_Data_
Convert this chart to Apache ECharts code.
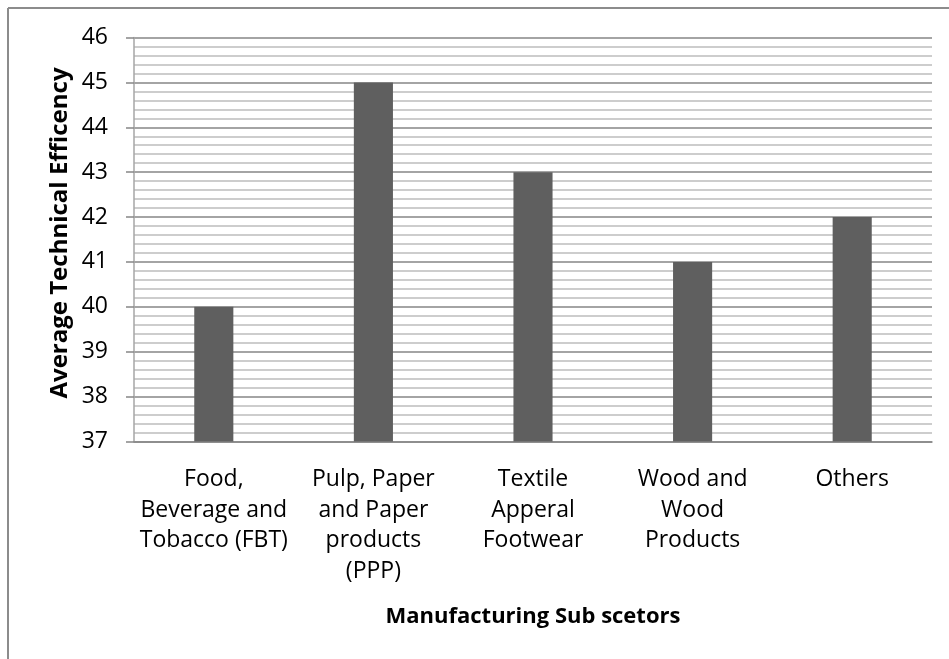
<!DOCTYPE html>
<html>
<head>
<meta charset="utf-8">
<style>
  html, body { margin: 0; padding: 0; background: #ffffff; }
  #chart { width: 949px; height: 659px; }
</style>
<script src="https://cdn.jsdelivr.net/npm/echarts@6/dist/echarts.min.js"></script>
</head>
<body>
<div id="chart"></div>
<script>
// Sub-sector names (line breaks as they wrap under the axis)
const categories = [
  'Food,\nBeverage and\nTobacco (FBT)',
  'Pulp, Paper\nand Paper\nproducts\n(PPP)',
  'Textile\nApperal\nFootwear',
  'Wood and\nWood\nProducts',
  'Others'
];
// Average technical efficiency per sub-sector
const efficiency = [40, 45, 43, 41, 42];
// Value axis range
const yMin = 37;
const yMax = 46;
const yStep = 1;

const FONT = '"Open Sans", "Liberation Sans", sans-serif';

const chart = echarts.init(document.getElementById('chart'), null, { renderer: 'canvas' });

chart.setOption({
  animation: false,
  backgroundColor: '#ffffff',
  grid: { left: 134, right: 17, top: 37.5, bottom: 217.5, containLabel: false },
  graphic: [
    { type: 'line', shape: { x1: 8, y1: 8, x2: 949, y2: 8 }, style: { stroke: '#8c8c8c', lineWidth: 2 } },
    { type: 'line', shape: { x1: 8, y1: 8, x2: 8, y2: 659 }, style: { stroke: '#8c8c8c', lineWidth: 2 } },
    {
      type: 'text', x: 60, y: 233,
      rotation: Math.PI / 2,
      style: {
        text: 'Average Technical Efficency', font: 'bold 24px ' + FONT, fill: '#000',
        align: 'center', verticalAlign: 'middle'
      }
    }
  ],
  xAxis: {
    type: 'category',
    data: categories,
    name: 'Manufacturing Sub scetors',
    nameLocation: 'middle',
    nameGap: 164,
    nameTextStyle: { fontFamily: FONT, fontWeight: 'bold', fontSize: 22, color: '#000' },
    axisLine: { show: true, lineStyle: { color: '#868686', width: 1.5 } },
    axisTick: { show: false },
    axisLabel: {
      interval: 0, margin: 23, fontFamily: FONT, fontSize: 23, color: '#000',
      lineHeight: 30.5, verticalAlign: 'top'
    },
    splitLine: { show: false }
  },
  yAxis: {
    type: 'value',
    min: yMin, max: yMax, interval: yStep,
    axisLine: { show: true, lineStyle: { color: '#a6a6a6', width: 1.5 } },
    axisTick: { show: true, inside: false, length: 8, lineStyle: { color: '#868686', width: 1.5 } },
    axisLabel: { margin: 26, fontFamily: FONT, fontSize: 23, color: '#000' },
    splitLine: { show: true, lineStyle: { color: '#868686', width: 1.5 } },
    minorTick: { show: false, splitNumber: 5 },
    minorSplitLine: { show: true, lineStyle: { color: '#bdbdbd', width: 1.5 } }
  },
  series: [{
    type: 'bar',
    data: efficiency,
    barWidth: '24.5%',
    itemStyle: { color: '#5f5f5f' },
    z: 3
  }]
});
</script>
</body>
</html>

_What the task requires_
Your task is an exact transcription of all the data, minus the pictures.

_Solution to this task_
Convert this chart to Apache ECharts code.
<!DOCTYPE html>
<html>
<head>
<meta charset="utf-8">
<style>
  html, body { margin: 0; padding: 0; background: #ffffff; }
  #chart { width: 949px; height: 659px; }
</style>
<script src="https://cdn.jsdelivr.net/npm/echarts@6/dist/echarts.min.js"></script>
</head>
<body>
<div id="chart"></div>
<script>
// Sub-sector names (line breaks as they wrap under the axis)
const categories = [
  'Food,\nBeverage and\nTobacco (FBT)',
  'Pulp, Paper\nand Paper\nproducts\n(PPP)',
  'Textile\nApperal\nFootwear',
  'Wood and\nWood\nProducts',
  'Others'
];
// Average technical efficiency per sub-sector
const efficiency = [40, 45, 43, 41, 42];
// Value axis range
const yMin = 37;
const yMax = 46;
const yStep = 1;

const FONT = '"Open Sans", "Liberation Sans", sans-serif';

const chart = echarts.init(document.getElementById('chart'), null, { renderer: 'canvas' });

chart.setOption({
  animation: false,
  backgroundColor: '#ffffff',
  grid: { left: 134, right: 17, top: 37.5, bottom: 217.5, containLabel: false },
  graphic: [
    { type: 'line', shape: { x1: 8, y1: 8, x2: 949, y2: 8 }, style: { stroke: '#8c8c8c', lineWidth: 2 } },
    { type: 'line', shape: { x1: 8, y1: 8, x2: 8, y2: 659 }, style: { stroke: '#8c8c8c', lineWidth: 2 } },
    {
      type: 'text', x: 60, y: 233,
      rotation: Math.PI / 2,
      style: {
        text: 'Average Technical Efficency', font: 'bold 24px ' + FONT, fill: '#000',
        align: 'center', verticalAlign: 'middle'
      }
    }
  ],
  xAxis: {
    type: 'category',
    data: categories,
    name: 'Manufacturing Sub scetors',
    nameLocation: 'middle',
    nameGap: 164,
    nameTextStyle: { fontFamily: FONT, fontWeight: 'bold', fontSize: 22, color: '#000' },
    axisLine: { show: true, lineStyle: { color: '#868686', width: 1.5 } },
    axisTick: { show: false },
    axisLabel: {
      interval: 0, margin: 23, fontFamily: FONT, fontSize: 23, color: '#000',
      lineHeight: 30.5, verticalAlign: 'top'
    },
    splitLine: { show: false }
  },
  yAxis: {
    type: 'value',
    min: yMin, max: yMax, interval: yStep,
    axisLine: { show: true, lineStyle: { color: '#a6a6a6', width: 1.5 } },
    axisTick: { show: true, inside: false, length: 8, lineStyle: { color: '#868686', width: 1.5 } },
    axisLabel: { margin: 26, fontFamily: FONT, fontSize: 23, color: '#000' },
    splitLine: { show: true, lineStyle: { color: '#868686', width: 1.5 } },
    minorTick: { show: false, splitNumber: 5 },
    minorSplitLine: { show: true, lineStyle: { color: '#bdbdbd', width: 1.5 } }
  },
  series: [{
    type: 'bar',
    data: efficiency,
    barWidth: '24.5%',
    itemStyle: { color: '#5f5f5f' },
    z: 3
  }]
});
</script>
</body>
</html>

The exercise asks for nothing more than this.